What does a U.S. immigration program have to do with the housing market? Nothing. Yet lawmakers are once again attempting to tap mortgage-finance giants Fannie Mae and Freddie Mac to fund unrelated legislation, this time to cover the cost of increasing the number of green cards for foreign graduates with advanced degrees. Fannie and Freddie, it seems, have become Washington’s favorite piggy bank.
Some may see this as a good thing. The U.S., after all, spent $190 billion bailing out the companies, so why not siphon some of the money back to pay for other priorities? The reality is that doing so raises mortgage costs for borrowers regardless of their credit risk, threatens to stall the housing market’s comeback and lowers the odds that Washington will ever fix the two companies.
To pay for the immigration bill it passed last month, the U.S. House voted to extend for one year higher fees Fannie Mae and Freddie Mac charge lenders to guarantee the loans they make to home borrowers. Last year, Congress increased the so-called guarantee fee by 10 basis points (0.1 percent) through 2021 to fund a payroll-tax cut. The House bill extends the higher fees, which reflect a loan’s expected rate of return, through 2022. The measure isn’t going anywhere — it faces a presidential veto threat and was blocked this week by the Senate — but the temptation to tap Fannie and Freddie whenever Congress needs a ready supply of cash is likely to grow.
There’s no question guarantee fees should slowly increase. Fannie Mae and Freddie Mac don’t make mortgage loans but guarantee them by charging lenders a fee to cover projected losses from defaults. For too long, the companies underpriced risk and charged too little for the mortgages they were agreeing to back, which is one reason they were bailed out and placed under government control.
Absent a broader effort to overhaul housing finance, raising fees with no consideration to their effect on the housing market poses new risks. The guarantee fees are passed on to borrowers, typically through higher interest rates. Raising fees too quickly could hamper the housing recovery by making it more expensive to borrow. Higher fees also thwart the Federal Reserve’s attempts to stimulate the economy by keeping interest rates low…

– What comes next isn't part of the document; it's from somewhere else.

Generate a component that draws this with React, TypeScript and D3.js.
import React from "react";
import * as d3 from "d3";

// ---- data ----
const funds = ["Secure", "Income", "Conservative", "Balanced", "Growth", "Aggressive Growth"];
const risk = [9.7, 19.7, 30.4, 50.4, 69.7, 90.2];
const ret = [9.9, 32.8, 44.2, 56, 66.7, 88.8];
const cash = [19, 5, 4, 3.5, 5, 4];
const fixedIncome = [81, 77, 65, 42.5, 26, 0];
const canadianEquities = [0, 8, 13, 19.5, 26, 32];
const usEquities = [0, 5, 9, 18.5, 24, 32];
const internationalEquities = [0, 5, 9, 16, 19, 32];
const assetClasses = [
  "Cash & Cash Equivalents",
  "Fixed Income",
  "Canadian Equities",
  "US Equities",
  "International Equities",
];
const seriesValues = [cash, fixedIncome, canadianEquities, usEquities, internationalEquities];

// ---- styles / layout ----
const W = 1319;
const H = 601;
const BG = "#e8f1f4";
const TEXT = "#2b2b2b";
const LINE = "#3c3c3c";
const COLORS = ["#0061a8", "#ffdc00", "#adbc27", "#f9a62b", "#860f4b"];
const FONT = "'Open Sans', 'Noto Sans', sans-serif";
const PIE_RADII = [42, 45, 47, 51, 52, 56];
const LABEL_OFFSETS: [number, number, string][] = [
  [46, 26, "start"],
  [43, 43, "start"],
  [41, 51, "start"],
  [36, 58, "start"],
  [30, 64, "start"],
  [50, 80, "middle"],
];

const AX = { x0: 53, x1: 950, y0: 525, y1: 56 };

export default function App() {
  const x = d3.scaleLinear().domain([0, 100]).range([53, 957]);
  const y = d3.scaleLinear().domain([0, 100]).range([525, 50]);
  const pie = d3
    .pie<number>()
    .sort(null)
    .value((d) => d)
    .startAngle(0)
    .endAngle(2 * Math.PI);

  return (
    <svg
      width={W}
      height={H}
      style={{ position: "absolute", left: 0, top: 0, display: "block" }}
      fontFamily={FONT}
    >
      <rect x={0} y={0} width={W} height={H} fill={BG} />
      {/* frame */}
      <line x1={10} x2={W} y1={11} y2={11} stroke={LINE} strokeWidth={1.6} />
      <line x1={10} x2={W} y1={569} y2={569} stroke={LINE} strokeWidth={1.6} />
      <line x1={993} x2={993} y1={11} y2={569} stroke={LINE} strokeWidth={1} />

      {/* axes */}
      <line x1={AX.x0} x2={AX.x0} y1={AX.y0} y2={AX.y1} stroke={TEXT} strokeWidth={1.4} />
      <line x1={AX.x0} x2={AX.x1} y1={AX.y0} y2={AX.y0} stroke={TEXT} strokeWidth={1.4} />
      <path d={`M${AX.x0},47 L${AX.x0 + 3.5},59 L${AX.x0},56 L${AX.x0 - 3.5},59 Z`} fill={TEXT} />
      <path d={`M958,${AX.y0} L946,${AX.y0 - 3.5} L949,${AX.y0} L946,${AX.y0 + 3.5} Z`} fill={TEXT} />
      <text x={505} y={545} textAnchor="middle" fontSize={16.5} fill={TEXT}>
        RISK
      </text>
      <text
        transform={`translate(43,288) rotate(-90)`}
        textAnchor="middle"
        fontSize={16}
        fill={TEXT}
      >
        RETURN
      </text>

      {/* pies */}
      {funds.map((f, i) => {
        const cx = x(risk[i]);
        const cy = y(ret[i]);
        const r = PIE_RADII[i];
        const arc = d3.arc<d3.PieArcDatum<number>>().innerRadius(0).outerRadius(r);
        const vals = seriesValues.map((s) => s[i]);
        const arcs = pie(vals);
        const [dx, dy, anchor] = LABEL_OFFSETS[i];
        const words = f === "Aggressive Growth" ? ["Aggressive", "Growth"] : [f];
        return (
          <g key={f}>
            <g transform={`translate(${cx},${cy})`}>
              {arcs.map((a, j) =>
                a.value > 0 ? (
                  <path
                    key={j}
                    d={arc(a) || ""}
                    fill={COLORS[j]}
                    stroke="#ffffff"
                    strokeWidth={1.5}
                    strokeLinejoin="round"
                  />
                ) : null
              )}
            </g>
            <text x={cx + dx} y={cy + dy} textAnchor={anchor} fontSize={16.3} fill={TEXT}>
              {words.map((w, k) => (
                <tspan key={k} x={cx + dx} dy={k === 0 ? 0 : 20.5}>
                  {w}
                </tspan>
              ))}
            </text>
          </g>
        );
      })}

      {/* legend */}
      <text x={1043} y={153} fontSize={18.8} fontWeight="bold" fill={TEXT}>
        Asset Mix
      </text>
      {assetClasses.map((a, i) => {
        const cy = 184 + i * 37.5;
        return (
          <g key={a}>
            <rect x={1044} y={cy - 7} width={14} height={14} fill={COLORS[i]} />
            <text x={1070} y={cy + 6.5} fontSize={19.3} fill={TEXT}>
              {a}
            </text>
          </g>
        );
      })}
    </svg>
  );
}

A new Bloomberg Government report says the mortgage giants will probably escape a major overhaul in President Barack Obama’s second term because they are no longer draining taxpayer money and instead are returning funds to the Treasury. Both reported third-quarter profits, foregoing Treasury Department cash infusions.

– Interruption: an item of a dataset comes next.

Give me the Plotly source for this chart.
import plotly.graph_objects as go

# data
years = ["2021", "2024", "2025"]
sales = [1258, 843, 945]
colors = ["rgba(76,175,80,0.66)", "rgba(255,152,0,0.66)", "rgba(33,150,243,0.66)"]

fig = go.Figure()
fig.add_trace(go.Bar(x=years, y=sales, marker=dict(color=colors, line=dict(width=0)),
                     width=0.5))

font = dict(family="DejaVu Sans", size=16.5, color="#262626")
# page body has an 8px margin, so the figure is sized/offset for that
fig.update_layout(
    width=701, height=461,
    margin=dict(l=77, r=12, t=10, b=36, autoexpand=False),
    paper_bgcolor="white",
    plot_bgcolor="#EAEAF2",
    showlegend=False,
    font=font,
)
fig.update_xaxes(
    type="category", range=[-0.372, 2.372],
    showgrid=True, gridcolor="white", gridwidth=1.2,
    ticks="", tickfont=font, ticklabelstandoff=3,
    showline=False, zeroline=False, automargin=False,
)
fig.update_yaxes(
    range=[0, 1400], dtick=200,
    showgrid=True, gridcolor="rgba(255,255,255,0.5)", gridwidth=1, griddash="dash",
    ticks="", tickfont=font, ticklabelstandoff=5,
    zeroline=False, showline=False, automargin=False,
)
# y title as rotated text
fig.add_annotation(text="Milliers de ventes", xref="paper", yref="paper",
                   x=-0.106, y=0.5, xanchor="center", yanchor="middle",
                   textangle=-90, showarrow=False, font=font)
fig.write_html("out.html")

Fannie Mae and Freddie Mac are finally healing, and Congress should resist the impulse to turn to them whenever it needs a ready supply of cash. The companies are supposed to smooth out the ebbs and flows of the mortgage market, not serve as ATMs.
I enjoy the way Bloomberg presents the information they do for a living, a pay-per-view service that funded Mike Bloomberg’s vast fortune. He – and most of the folks working at Bloomberg – understands straightforward communications. His company wastes little time trying to support rationales for out-of-date Republican ideology passed off as “traditional economics.
Yes, there are sufficient old school economists around to keep the bears happy; but, history and bull markets always pass them by when economies function as the whole process should. It’s only when the greed side of the profit equation takes precedence over ethics and honesty we all suffer a troubling result. Or a disaster.
Like the questions raised politely in this article about Republicans raiding Fannie Mae and Freddie Mac to pay for the only part of immigration House Republicans care about – imported engineers who will help high-tech corporations on the cheap.